部屋の隅から、「ちくしょう」という声がきこえ、ついで、事務官たちは、口々に嘆き、あるいは罵りはじめた。口惜し泣きに泣き出す者も居る。
ビールの栓が抜かれると、部屋の中はいっそう騒然とし、荒れた空気となった。
「局長、残念です」
「おやじさん、口惜しい」
そういう声の中で、風越は「おう」「おう」とうなり、ビールをあおり続けた。(p.263)

どんな世界にもその世界なりの掟があるだろう。本音と建前の使い分けがあるだろう。それは十分に理解しているつもりだが、事務官である官僚にこれだけ強大な権力が実質的に付与されている現実は、やはり問題なしとは言えない。主人公の風越は「人事がすべて」とばかりに人事に猛烈なエネルギーを注ぐ。人事権は形式的には大臣にあるにもかかわらず、実質的には官僚が掌握している。大臣が省内で規定路線とされている人事に変更を加えようとした時の官僚たちの抵抗の根強さ(pp.114-123)は、それが天下国家を案じるがゆえであっても、煎じ詰めれば「私たちのほうが優秀なのだから、私たちが決めた人事こそが天下国家に最大限寄与する」という傲慢な思考に基づくものである以上、とても共感できるものではない。唯我独尊そのものだ。

高度成長期から半世紀が過ぎようとしている。官僚の世界は変わったのか、変わっていないのか? 僕はそれを知ることのできる立場にないが、もし本質的に変わっていないのであれば、僕が住み続けられる世界ではない。大競争時代の昨今、大学の世界で生きるのはかなり大変だが、それでも官僚の世界よりははるかに自分に合っていると思う。
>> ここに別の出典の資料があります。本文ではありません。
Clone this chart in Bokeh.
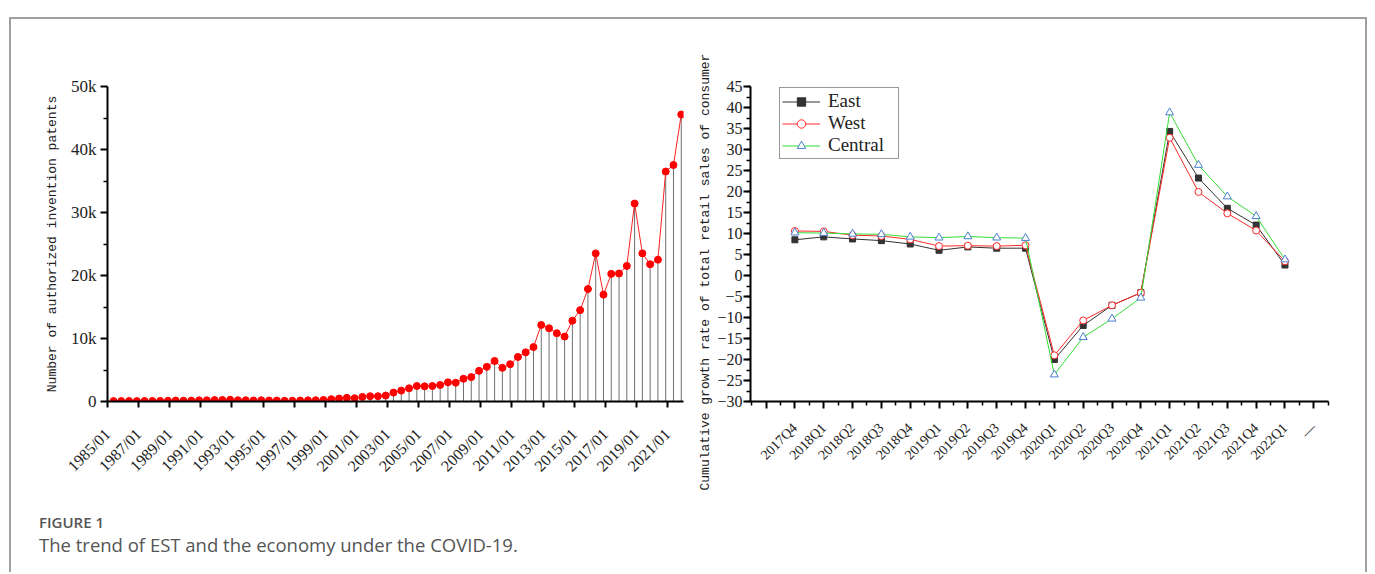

本書の初版が刊行されたのは昭和50年で、昭和17年生まれの父は当時33歳。7歳の息子(僕のことだが)、5歳の娘を持つ父親として、また大衆食堂の経営者として、どんな気持ちで本書を読んだのだろうか? とても興味があるのだが、残念ながらそれを本人に尋ねる機会は永遠に失われてしまった。

官僚たちの夏 (新潮文庫)

官僚たちの夏 (新潮文庫)

評価:★★★★★

*1:http://d.hatena.ne.jp/nakazawa0801/20060215

*2:ただ、男の世界へのこだわりゆえであろうか、著者の描く女性は概して魅力に乏しく印象も薄い。脇役ですらない。